>> Begin
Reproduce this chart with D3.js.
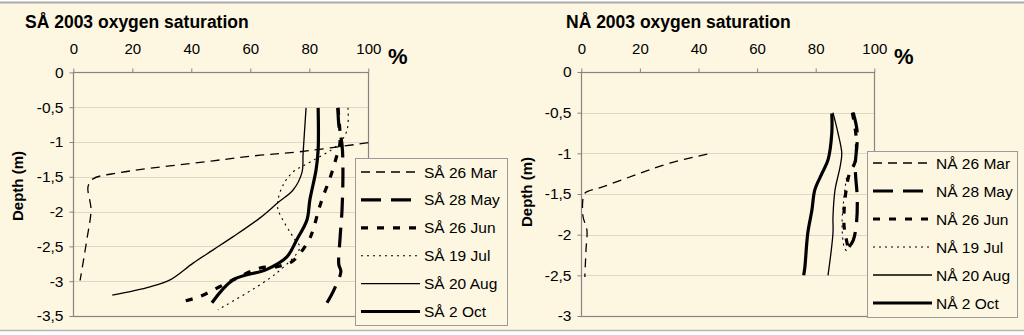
>> End
>> Begin
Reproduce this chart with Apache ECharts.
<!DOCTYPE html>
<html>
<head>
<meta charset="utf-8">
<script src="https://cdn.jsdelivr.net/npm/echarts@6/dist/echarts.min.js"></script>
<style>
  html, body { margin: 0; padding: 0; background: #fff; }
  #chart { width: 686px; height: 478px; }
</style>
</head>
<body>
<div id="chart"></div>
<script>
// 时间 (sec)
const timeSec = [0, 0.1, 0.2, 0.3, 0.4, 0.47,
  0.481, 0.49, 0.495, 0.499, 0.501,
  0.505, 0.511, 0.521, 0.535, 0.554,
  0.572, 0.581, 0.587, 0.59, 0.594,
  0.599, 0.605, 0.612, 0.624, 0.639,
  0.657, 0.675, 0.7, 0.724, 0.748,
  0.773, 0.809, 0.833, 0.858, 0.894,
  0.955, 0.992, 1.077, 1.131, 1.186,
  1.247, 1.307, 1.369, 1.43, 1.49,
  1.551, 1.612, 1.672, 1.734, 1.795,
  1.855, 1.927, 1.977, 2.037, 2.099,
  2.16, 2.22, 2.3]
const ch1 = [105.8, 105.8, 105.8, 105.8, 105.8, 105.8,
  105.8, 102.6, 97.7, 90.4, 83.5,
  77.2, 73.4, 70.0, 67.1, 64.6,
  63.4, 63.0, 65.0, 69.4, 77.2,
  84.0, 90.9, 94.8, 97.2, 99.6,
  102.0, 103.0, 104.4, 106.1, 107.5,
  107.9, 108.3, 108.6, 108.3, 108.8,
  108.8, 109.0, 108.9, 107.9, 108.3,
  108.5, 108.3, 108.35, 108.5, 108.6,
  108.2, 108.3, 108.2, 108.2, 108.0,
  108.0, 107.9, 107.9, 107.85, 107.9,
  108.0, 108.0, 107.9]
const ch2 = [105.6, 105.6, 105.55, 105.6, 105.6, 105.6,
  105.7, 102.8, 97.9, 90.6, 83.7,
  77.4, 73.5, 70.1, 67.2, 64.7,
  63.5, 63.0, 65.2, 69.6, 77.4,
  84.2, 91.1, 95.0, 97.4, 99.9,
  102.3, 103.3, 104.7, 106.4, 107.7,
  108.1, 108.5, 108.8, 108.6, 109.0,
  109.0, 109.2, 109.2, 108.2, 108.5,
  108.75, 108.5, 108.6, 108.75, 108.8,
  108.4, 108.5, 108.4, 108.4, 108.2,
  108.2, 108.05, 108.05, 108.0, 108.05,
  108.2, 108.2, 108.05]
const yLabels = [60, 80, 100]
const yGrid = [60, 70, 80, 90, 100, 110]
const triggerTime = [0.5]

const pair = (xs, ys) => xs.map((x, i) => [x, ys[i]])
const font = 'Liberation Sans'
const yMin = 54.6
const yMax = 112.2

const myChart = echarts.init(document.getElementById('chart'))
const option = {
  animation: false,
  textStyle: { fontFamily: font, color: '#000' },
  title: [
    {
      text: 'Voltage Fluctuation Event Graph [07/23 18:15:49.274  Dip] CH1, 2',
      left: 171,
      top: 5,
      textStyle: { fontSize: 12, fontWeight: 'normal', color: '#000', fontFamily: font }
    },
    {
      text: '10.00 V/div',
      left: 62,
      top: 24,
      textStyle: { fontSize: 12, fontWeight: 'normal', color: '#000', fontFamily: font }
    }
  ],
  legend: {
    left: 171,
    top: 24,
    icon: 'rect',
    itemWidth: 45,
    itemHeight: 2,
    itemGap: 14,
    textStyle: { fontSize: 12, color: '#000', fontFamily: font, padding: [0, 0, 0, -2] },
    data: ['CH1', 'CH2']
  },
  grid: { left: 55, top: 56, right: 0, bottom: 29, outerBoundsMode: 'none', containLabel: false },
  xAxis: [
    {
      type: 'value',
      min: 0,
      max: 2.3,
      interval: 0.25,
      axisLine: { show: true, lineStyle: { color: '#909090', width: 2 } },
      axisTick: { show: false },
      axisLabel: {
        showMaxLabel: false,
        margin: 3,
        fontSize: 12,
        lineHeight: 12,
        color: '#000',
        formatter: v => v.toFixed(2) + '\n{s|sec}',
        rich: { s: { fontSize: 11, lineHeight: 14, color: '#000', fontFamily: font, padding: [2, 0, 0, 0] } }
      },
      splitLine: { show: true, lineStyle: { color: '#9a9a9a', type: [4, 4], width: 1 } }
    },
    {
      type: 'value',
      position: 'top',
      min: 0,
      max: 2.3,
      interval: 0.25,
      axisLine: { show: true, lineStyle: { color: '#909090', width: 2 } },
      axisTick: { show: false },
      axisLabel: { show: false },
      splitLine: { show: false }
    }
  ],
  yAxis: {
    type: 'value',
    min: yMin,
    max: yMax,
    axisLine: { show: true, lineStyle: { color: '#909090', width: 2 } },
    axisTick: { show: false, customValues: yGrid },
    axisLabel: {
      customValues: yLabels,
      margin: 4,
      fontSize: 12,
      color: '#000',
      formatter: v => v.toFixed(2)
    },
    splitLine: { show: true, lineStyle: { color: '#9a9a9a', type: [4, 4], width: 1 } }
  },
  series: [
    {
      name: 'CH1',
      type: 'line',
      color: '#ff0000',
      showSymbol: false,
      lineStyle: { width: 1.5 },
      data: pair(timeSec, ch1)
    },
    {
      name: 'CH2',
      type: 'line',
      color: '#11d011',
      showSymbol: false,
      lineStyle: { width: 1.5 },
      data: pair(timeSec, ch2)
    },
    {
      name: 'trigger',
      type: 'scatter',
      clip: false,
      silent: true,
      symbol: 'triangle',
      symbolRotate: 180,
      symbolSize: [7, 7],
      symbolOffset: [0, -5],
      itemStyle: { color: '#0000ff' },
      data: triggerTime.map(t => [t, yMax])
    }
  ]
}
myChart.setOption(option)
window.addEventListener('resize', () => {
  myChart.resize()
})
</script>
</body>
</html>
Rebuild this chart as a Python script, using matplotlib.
>> End
* [The exercise] From the line that contains "Reproduce this chart with Apache ECharts." through the line that contains "const yMax = 112.2", reproduce every line exactly, both end lines included.

* [Solved problem]
Reproduce this chart with Apache ECharts.
<!DOCTYPE html>
<html>
<head>
<meta charset="utf-8">
<script src="https://cdn.jsdelivr.net/npm/echarts@6/dist/echarts.min.js"></script>
<style>
  html, body { margin: 0; padding: 0; background: #fff; }
  #chart { width: 686px; height: 478px; }
</style>
</head>
<body>
<div id="chart"></div>
<script>
// 时间 (sec)
const timeSec = [0, 0.1, 0.2, 0.3, 0.4, 0.47,
  0.481, 0.49, 0.495, 0.499, 0.501,
  0.505, 0.511, 0.521, 0.535, 0.554,
  0.572, 0.581, 0.587, 0.59, 0.594,
  0.599, 0.605, 0.612, 0.624, 0.639,
  0.657, 0.675, 0.7, 0.724, 0.748,
  0.773, 0.809, 0.833, 0.858, 0.894,
  0.955, 0.992, 1.077, 1.131, 1.186,
  1.247, 1.307, 1.369, 1.43, 1.49,
  1.551, 1.612, 1.672, 1.734, 1.795,
  1.855, 1.927, 1.977, 2.037, 2.099,
  2.16, 2.22, 2.3]
const ch1 = [105.8, 105.8, 105.8, 105.8, 105.8, 105.8,
  105.8, 102.6, 97.7, 90.4, 83.5,
  77.2, 73.4, 70.0, 67.1, 64.6,
  63.4, 63.0, 65.0, 69.4, 77.2,
  84.0, 90.9, 94.8, 97.2, 99.6,
  102.0, 103.0, 104.4, 106.1, 107.5,
  107.9, 108.3, 108.6, 108.3, 108.8,
  108.8, 109.0, 108.9, 107.9, 108.3,
  108.5, 108.3, 108.35, 108.5, 108.6,
  108.2, 108.3, 108.2, 108.2, 108.0,
  108.0, 107.9, 107.9, 107.85, 107.9,
  108.0, 108.0, 107.9]
const ch2 = [105.6, 105.6, 105.55, 105.6, 105.6, 105.6,
  105.7, 102.8, 97.9, 90.6, 83.7,
  77.4, 73.5, 70.1, 67.2, 64.7,
  63.5, 63.0, 65.2, 69.6, 77.4,
  84.2, 91.1, 95.0, 97.4, 99.9,
  102.3, 103.3, 104.7, 106.4, 107.7,
  108.1, 108.5, 108.8, 108.6, 109.0,
  109.0, 109.2, 109.2, 108.2, 108.5,
  108.75, 108.5, 108.6, 108.75, 108.8,
  108.4, 108.5, 108.4, 108.4, 108.2,
  108.2, 108.05, 108.05, 108.0, 108.05,
  108.2, 108.2, 108.05]
const yLabels = [60, 80, 100]
const yGrid = [60, 70, 80, 90, 100, 110]
const triggerTime = [0.5]

const pair = (xs, ys) => xs.map((x, i) => [x, ys[i]])
const font = 'Liberation Sans'
const yMin = 54.6
const yMax = 112.2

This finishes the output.